Hacker News new | ask | show | jobs
by 1010101111001 5318 days ago
If you want to build a search engine, there's no need to crawl the web. Just crawl Google. That's what Microsoft did.

The inequities of crawling are in my opinion a huge issue with the web that receives relatively little discussion.

If a majority of websites were to ban Googlebot, Google would be brought to its knees. Slowly.

Their index would go stale.

I like Google. But I do think crawling, who gets to do it and who does not is an underappreciated issue. Google is very lucky.

2 comments

I'm guessing the reason this was downvoted was the first paragraph. It was meant as sarcasm. Bing fans on HN I did not expect.
How are we blocking Googlebot?
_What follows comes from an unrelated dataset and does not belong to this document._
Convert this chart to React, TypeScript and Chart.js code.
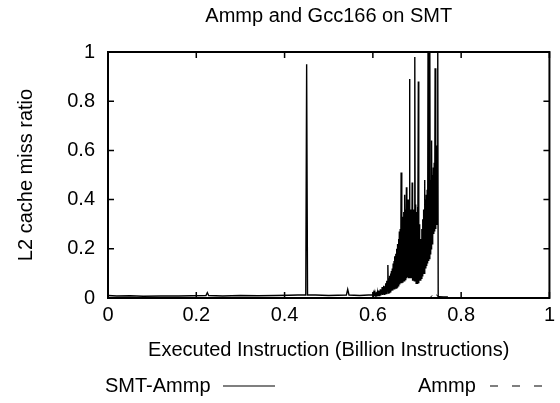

If we're using robots.txt then they can simply ignore it. Googlebot can begin to identify itself differently. There are a million ways to get around a Googlebot ban and I wouldn't be the guy who thinks he's smarter than Google. You'll lose that one. They'll find a way.

But anyway, this isnt really relevant. Can you tie it in for us?

Blocking is not done via robots.txt. It would more likely be IP-based.

Impossible to block Google? Probably true. But only because they have been allowed to grow so large as to be indefeasible. And the reason they've been able to do that is because of what the commenter said: websites allowed them to crawl, fast and hard, year after year. This is not true for all bots.

I'm not sure how this is relevant to the article and the specific issue. I don't disgree with what Google is doing in this case. And I understand why and where Google is headed.

The issue of who is allowed to crawl and who is not is something the commenter raised. It's a huge issue that people take for granted, in my opinion.